Growing up in the riverfront manufacturing town of St. Helens, Yesenia Sanchez knew only a handful of other Latino families. Born in Oregon to Mexican immigrant parents, she was one of the only non-white students in her class. Still, she says, she was never aware of any significant racial tension.

That changed last year, when economic troubles stirred political unrest, which in turn brought animosity bubbling to the surface.

Columbia County, where St. Helens is located, has a small but fairly settled Latino community. Some, like Sanchez, are citizens, some are legal residents, and others are undocumented immigrants.
In November, Columbia County voters passed a ballot initiative to penalize businesses that employed undocumented workers with a $10,000 fine or revocation of their business license. Another measure, which was voted down, would have required construction sites to display large signs declaring them for legal workers only.
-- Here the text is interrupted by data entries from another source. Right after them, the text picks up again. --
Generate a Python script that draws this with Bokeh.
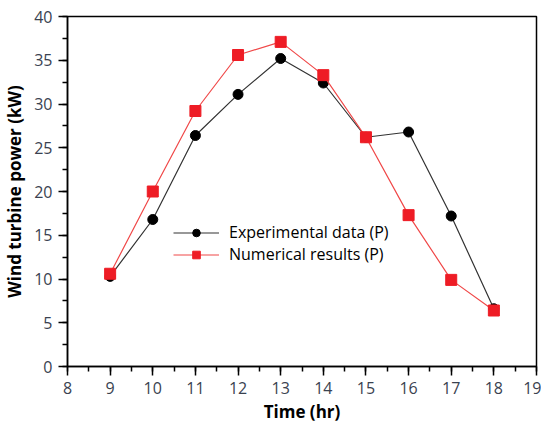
from bokeh.plotting import figure
from bokeh.models import Range1d, SingleIntervalTicker, Legend, LegendItem
from bokeh.embed import file_html
from bokeh.resources import INLINE

hours = [9, 10, 11, 12, 13, 14, 15, 16, 17, 18]
experimental = [10.3, 16.8, 26.4, 31.1, 35.2, 32.4, 26.2, 26.8, 17.2, 6.6]
numerical = [10.6, 20.0, 29.2, 35.6, 37.1, 33.3, 26.2, 17.3, 9.9, 6.4]

FONT = "Open Sans"
TICK_COLOR = "#3a4250"

p = figure(width=541, height=427, output_backend="svg", toolbar_location=None,
           x_range=Range1d(8, 19), y_range=Range1d(0, 40),
           min_border_left=66, min_border_right=5, min_border_top=16, min_border_bottom=61)
p.grid.visible = False
p.background_fill_color = "white"
p.border_fill_color = "white"
p.outline_line_color = "black"
p.outline_line_width = 1.5

p.xaxis.ticker = SingleIntervalTicker(interval=1, num_minor_ticks=2)
p.yaxis.ticker = SingleIntervalTicker(interval=5, num_minor_ticks=2)
for ax in (p.xaxis, p.yaxis):
    ax.axis_line_color = "black"
    ax.axis_line_width = 1.5
    ax.major_tick_in = 0
    ax.major_tick_out = 9
    ax.minor_tick_in = 0
    ax.minor_tick_out = 5
    ax.major_tick_line_width = 1.5
    ax.minor_tick_line_width = 1.5
    ax.major_label_text_font = FONT
    ax.major_label_text_font_size = "16px"
    ax.major_label_text_color = TICK_COLOR
    ax.major_label_standoff = 6
    ax.axis_label_text_font = FONT
    ax.axis_label_text_font_size = "17px"
    ax.axis_label_text_font_style = "bold"
    ax.axis_label_text_color = "black"

p.xaxis.axis_label = "Time (hr)"
p.yaxis.axis_label = "Wind turbine power (kW)"
p.xaxis.axis_label_standoff = 3
p.yaxis.axis_label_standoff = 5

l1 = p.line(hours, experimental, line_color="#333333", line_width=1.2)
s1 = p.scatter(hours, experimental, marker="circle", size=10, fill_color="black", line_color="black")
l2 = p.line(hours, numerical, line_color="#f04848", line_width=1.2)
s2 = p.scatter(hours, numerical, marker="square", size=11, fill_color="#ee1c25", line_color="#ee1c25")

legend = Legend(items=[LegendItem(label="Experimental data (P)", renderers=[l1, s1]),
                       LegendItem(label="Numerical results (P)", renderers=[l2, s2])],
                location=(106, 101), padding=0, margin=0, spacing=0,
                glyph_width=46, glyph_height=19, label_height=19, label_standoff=10,
                label_text_font=FONT, label_text_font_size="16px", label_text_color="black",
                border_line_color=None, background_fill_alpha=0)
p.add_layout(legend)

open("out.html", "w").write(file_html(p, INLINE))
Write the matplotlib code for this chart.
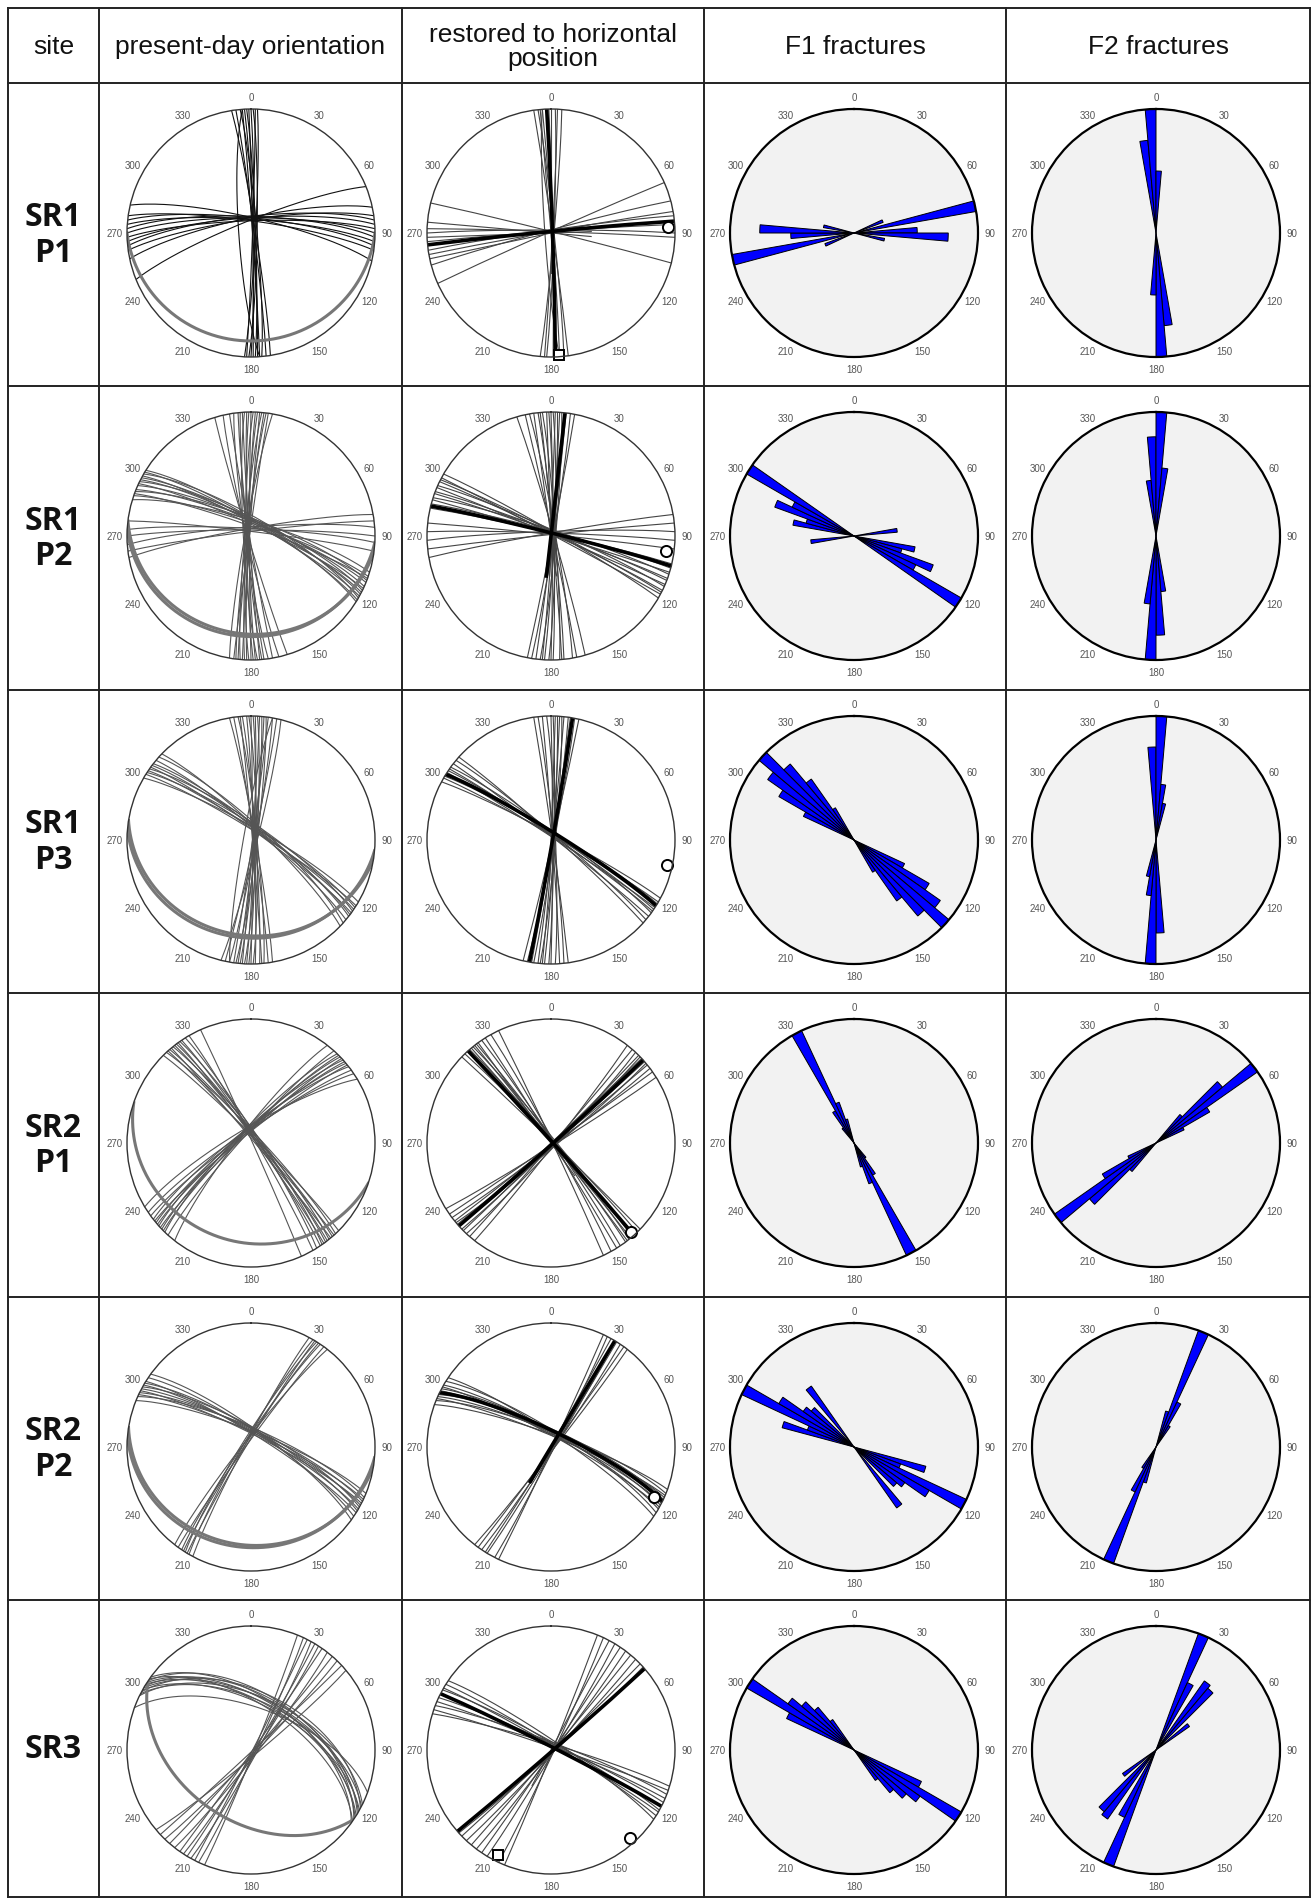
import numpy as np
import matplotlib.pyplot as plt

plt.rcParams['font.family'] = ['Liberation Sans', 'DejaVu Sans']

# ---- table layout (pixels) ----
W, H = 1314, 1899
col_x = [8, 99, 402, 704, 1006, 1310]
row_y = [9, 84, 387, 691, 994, 1298, 1601, 1898]
net_cx = [251, 551, 854, 1156]
R = 124

headers = ['site', 'present-day orientation', 'restored to horizontal\nposition',
           'F1 fractures', 'F2 fractures']
sites = ['SR1\nP1', 'SR1\nP2', 'SR1\nP3', 'SR2\nP1', 'SR2\nP2', 'SR3']

# ---- planes as (strike, dip), right-hand rule ----
# SR1 P1
sr1p1_now = [(351, 87), (353, 88), (355, 86), (356, 89), (357, 88), (358, 87), (359, 89),
             (0, 88), (1, 86), (2, 89), (3, 87), (176, 82),
             (248, 82), (258, 80), (262, 81), (264, 79), (266, 80), (268, 82), (270, 80),
             (272, 79), (274, 81), (276, 80), (278, 82), (283, 80)]
sr1p1_bed = [(90, 14)]
sr1p1_rest = [(352, 89), (354, 88), (355, 90), (356, 89), (359, 89), (0, 90), (2, 88),
              (3, 89), (5, 88), (176, 86),
              (246, 89), (255, 88), (258, 90), (260, 89), (262, 88), (266, 89), (268, 90),
              (270, 88), (272, 89), (275, 90), (284, 89)]
sr1p1_mean = [(358, 89), (264.5, 89)]
sr1p1_circ = [(87, 6)]
sr1p1_sq = [(176, 2)]

# SR1 P2
sr1p2_now = [(163, 88), (167, 87), (170, 89), (172, 86), (174, 88), (175, 87), (176, 89),
             (177, 85), (178, 88), (179, 87), (180, 89), (181, 86), (182, 88), (183, 87),
             (184, 89), (185, 86), (186, 88), (187, 87), (188, 89), (190, 86),
             (287, 80), (289, 82), (290, 84), (291, 79), (292, 81), (294, 80), (295, 83),
             (296, 79), (297, 81), (298, 80), (299, 82), (300, 78), (301, 81), (302, 80),
             (260, 85), (263, 87), (266, 84), (270, 86), (273, 85), (277, 87)]
sr1p2_bed = [(93, 20), (97, 22)]
sr1p2_rest = [(344, 88), (348, 89), (350, 87), (352, 90), (354, 88), (355, 89), (356, 87),
              (358, 90), (359, 88), (0, 89), (1, 87), (2, 90), (3, 88), (4, 89), (5, 87),
              (7, 89), (9, 88), (11, 89),
              (283, 88), (285, 87), (287, 89), (288, 86), (290, 88), (291, 87), (293, 89),
              (294, 86), (296, 88), (297, 87), (298, 89), (300, 87),
              (260, 88), (264, 89), (268, 87), (272, 88), (276, 89)]
sr1p2_mean = [(6.5, 90), (284, 88)]
sr1p2_circ = [(97.5, 7)]
sr1p2_sq = []

# SR1 P3
sr1p3_now = [(350, 87), (352, 88), (354, 86), (355, 89), (356, 87), (358, 88), (359, 86),
             (0, 89), (1, 87), (2, 88), (3, 86), (4, 89), (5, 87), (6, 88), (7, 86),
             (8, 89), (10, 87), (12, 88), (14, 86), (190, 85),
             (300, 82), (302, 84), (303, 81), (304, 83), (305, 80), (306, 84), (307, 82),
             (308, 81), (310, 83), (312, 80), (314, 82)]
sr1p3_bed = [(95, 22), (99, 24)]
sr1p3_rest = [(352, 89), (354, 88), (356, 89), (358, 87), (0, 89), (1, 88), (2, 90),
              (3, 88), (4, 89), (5, 87), (6, 89), (8, 88), (9, 89), (11, 88), (13, 89),
              (298, 86), (300, 87), (301, 85), (303, 88), (304, 86), (305, 87), (306, 85),
              (308, 88), (310, 86), (312, 87)]
sr1p3_mean = [(10, 89), (302, 85)]
sr1p3_circ = [(102, 5)]
sr1p3_sq = []

# SR2 P1
sr2p1_now = [(315, 86), (317, 84), (318, 87), (319, 85), (320, 88), (321, 84), (322, 86),
             (323, 85), (324, 87), (325, 84), (326, 86), (328, 85), (330, 87), (336, 89),
             (218, 82), (222, 84), (224, 81), (225, 83), (226, 82), (227, 84), (228, 81),
             (229, 83), (230, 82), (231, 84), (232, 81), (234, 83), (236, 82), (239, 80)]
sr2p1_bed = [(109, 21)]
sr2p1_rest = [(314, 89), (316, 88), (318, 90), (319, 88), (320, 89), (321, 87), (322, 89),
              (323, 88), (324, 90), (326, 88), (328, 89), (331, 88), (335, 89),
              (38, 88), (41, 89), (43, 87), (45, 89), (46, 88), (47, 90), (48, 88), (49, 89),
              (50, 87), (51, 89), (53, 88), (55, 89), (58, 88)]
sr2p1_mean = [(318, 89), (48, 89)]
sr2p1_circ = [(138, 4)]
sr2p1_sq = []

# SR2 P2
sr2p2_now = [(292, 80), (294, 78), (295, 81), (296, 79), (297, 82), (298, 80), (299, 78),
             (300, 81), (301, 79), (302, 82), (304, 80), (306, 79),
             (208, 86), (210, 85), (211, 87), (212, 84), (213, 86), (214, 85), (216, 87),
             (218, 85)]
sr2p2_bed = [(95, 20), (99, 22)]
sr2p2_rest = [(290, 82), (292, 80), (293, 83), (294, 81), (295, 79), (297, 82), (298, 80),
              (299, 83), (300, 81), (302, 80), (304, 82),
              (25, 89), (27, 88), (29, 90), (31, 88), (32, 89), (34, 88), (36, 89), (38, 88)]
sr2p2_mean = [(31, 90), (296, 80)]
sr2p2_circ = [(116, 8)]
sr2p2_sq = []

# SR3
sr3_now = [(22, 88), (25, 87), (27, 89), (29, 86), (31, 88), (33, 87), (35, 89), (38, 86),
           (41, 88), (44, 87), (47, 89), (50, 86),
           (296, 55), (297, 58), (298, 52), (299, 60), (300, 56), (301, 54), (302, 59),
           (303, 57), (304, 53), (305, 61), (306, 56), (290, 62)]
sr3_bed = [(124, 42)]
sr3_rest = [(22, 89), (25, 88), (28, 90), (31, 88), (34, 89), (37, 88), (40, 89), (43, 88),
            (46, 89), (48, 88),
            (287, 86), (289, 88), (291, 85), (293, 87), (295, 86), (297, 88), (299, 85),
            (300, 87), (302, 86), (304, 84)]
sr3_mean = [(49, 89), (297, 88)]
sr3_circ = [(138, 5)]
sr3_sq = [(207, 6)]

present = [sr1p1_now, sr1p2_now, sr1p3_now, sr2p1_now, sr2p2_now, sr3_now]
bedding = [sr1p1_bed, sr1p2_bed, sr1p3_bed, sr2p1_bed, sr2p2_bed, sr3_bed]
restored = [sr1p1_rest, sr1p2_rest, sr1p3_rest, sr2p1_rest, sr2p2_rest, sr3_rest]
means = [sr1p1_mean, sr1p2_mean, sr1p3_mean, sr2p1_mean, sr2p2_mean, sr3_mean]
circ_poles = [sr1p1_circ, sr1p2_circ, sr1p3_circ, sr2p1_circ, sr2p2_circ, sr3_circ]
sq_poles = [sr1p1_sq, sr1p2_sq, sr1p3_sq, sr2p1_sq, sr2p2_sq, sr3_sq]

# ---- rose diagrams: 5 degree bins (bin start, relative length) ----
f1_bins = [
    [65, 75, 85, 90, 100],
    [80, 100, 105, 110, 115, 120],
    [115, 120, 125, 130, 135, 140, 145],
    [140, 145, 150, 155, 160],
    [105, 110, 115, 120, 125, 130, 140],
    [115, 120, 125, 130, 135, 140],
]
f1_len = [
    [0.25, 1.0, 0.51, 0.76, 0.25],
    [0.35, 0.5, 0.4, 0.68, 0.55, 1.0],
    [0.45, 0.7, 0.85, 1.0, 0.8, 0.6, 0.3],
    [0.15, 0.3, 1.0, 0.35, 0.2],
    [0.6, 0.4, 1.0, 0.7, 0.5, 0.45, 0.6],
    [0.6, 1.0, 0.65, 0.55, 0.45, 0.3],
]
f2_bins = [
    [350, 355, 0],
    [350, 355, 0, 5],
    [355, 0, 5, 10],
    [40, 45, 50, 55, 60],
    [15, 20, 25, 30],
    [20, 25, 35, 40, 50],
]
f2_len = [
    [0.75, 1.0, 0.5],
    [0.45, 0.8, 1.0, 0.55],
    [0.75, 1.0, 0.45, 0.3],
    [0.3, 0.7, 1.0, 0.5, 0.25],
    [0.3, 1.0, 0.4, 0.2],
    [1.0, 0.6, 0.68, 0.65, 0.33],
]


def great_circle(strike, dip):
    t = np.linspace(0, 180, 241)
    plunge = np.degrees(np.arctan(np.tan(np.radians(dip)) * np.sin(np.radians(t))))
    r = np.sqrt(2) * np.sin(np.radians(90 - plunge) / 2)
    return np.radians(strike + t), r


def pole_pos(trend, plunge):
    return np.radians(trend), np.sqrt(2) * np.sin(np.radians(90 - plunge) / 2)


def make_polar(cx, cy):
    ax = fig.add_axes([(cx - R) / W, 1 - (cy + R) / H, 2 * R / W, 2 * R / H], projection='polar')
    ax.set_theta_zero_location('N')
    ax.set_theta_direction(-1)
    ax.set_ylim(0, 1)
    ax.set_xticks([])
    ax.set_yticks([])
    ax.grid(False)
    for a in range(0, 360, 30):
        ax.text(np.radians(a), 1.1, str(a), fontsize=7, color='#555555',
                ha='center', va='center', clip_on=False)
    return ax


fig = plt.figure(figsize=(W / 100, H / 100), dpi=100)
tab = fig.add_axes([0, 0, 1, 1])
tab.set_xlim(0, W)
tab.set_ylim(H, 0)
tab.axis('off')

for x in col_x:
    tab.plot([x, x], [row_y[0], row_y[-1]], color='#222222', lw=1.4)
for y in row_y:
    tab.plot([col_x[0], col_x[-1]], [y, y], color='#222222', lw=1.4)

hy = (row_y[0] + row_y[1]) / 2
for i, h in enumerate(headers):
    tab.text((col_x[i] + col_x[i + 1]) / 2, hy, h, fontsize=19, ha='center', va='center',
             linespacing=1.0, color='#111111')

for j, s in enumerate(sites):
    cy = (row_y[j + 1] + row_y[j + 2]) / 2
    tab.text((col_x[0] + col_x[1]) / 2, cy, s, fontsize=23, fontweight='bold',
             family=['Open Sans', 'DejaVu Sans'], ha='center', va='center',
             linespacing=1.1, color='#111111')

for j in range(6):
    cy = row_y[j + 1] + 150

    # present-day orientation
    ax = make_polar(net_cx[0], cy)
    ax.spines['polar'].set(color='#333333', lw=1.0)
    line_col = '#111111' if j == 0 else '#555555'
    for s, d in present[j]:
        th, r = great_circle(s, d)
        ax.plot(th, r, color=line_col, lw=0.8)
    for s, d in bedding[j]:
        th, r = great_circle(s, d)
        ax.plot(th, r, color='#777777', lw=2.2)

    # restored to horizontal
    ax = make_polar(net_cx[1], cy)
    ax.spines['polar'].set(color='#333333', lw=1.0)
    for s, d in restored[j]:
        th, r = great_circle(s, d)
        ax.plot(th, r, color='#444444', lw=0.8)
    for s, d in means[j]:
        th, r = great_circle(s, d)
        ax.plot(th, r, color='black', lw=2.6)
    for t, p in circ_poles[j]:
        th, r = pole_pos(t, p)
        ax.plot(th, r, 'o', ms=8, mfc='white', mec='black', mew=1.4, clip_on=False)
    for t, p in sq_poles[j]:
        th, r = pole_pos(t, p)
        ax.plot(th, r, 's', ms=7, mfc='white', mec='black', mew=1.4, clip_on=False)

    # F1 and F2 rose diagrams
    for k, (bins, lens) in enumerate([(f1_bins[j], f1_len[j]), (f2_bins[j], f2_len[j])]):
        ax = make_polar(net_cx[2 + k], cy)
        ax.set_facecolor('#f2f2f2')
        ax.spines['polar'].set(color='black', lw=1.6)
        b = np.array(bins, dtype=float) + 2.5
        for off in (0, 180):
            ax.bar(np.radians(b + off), lens, width=np.radians(5), bottom=0,
                   color='#0000ff', edgecolor='black', lw=0.7)

fig.savefig('out.png', dpi=100)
Latinos in the community, regardless of their immigration status, felt targeted.

“I’d never really experienced overt racism, or at least not that I can remember,” says Sanchez, now a college student at the University of Oregon in Eugene. “I never thought that part of my community wanted to essentially kick me out — didn’t want me there, my family there.”

Columbia County isn’t the only place Latinos are feeling the pressures of the recession in full force.

Oregon is home to almost 400,000 Latinos, most from Mexico. Their median income in 2007 was just over $18,000 per person a year, according to the Pew Hispanic Center; the average for Oregon is about $25,000. Latinos were already more likely than other Oregonians to live in poverty and less likely to own their own homes.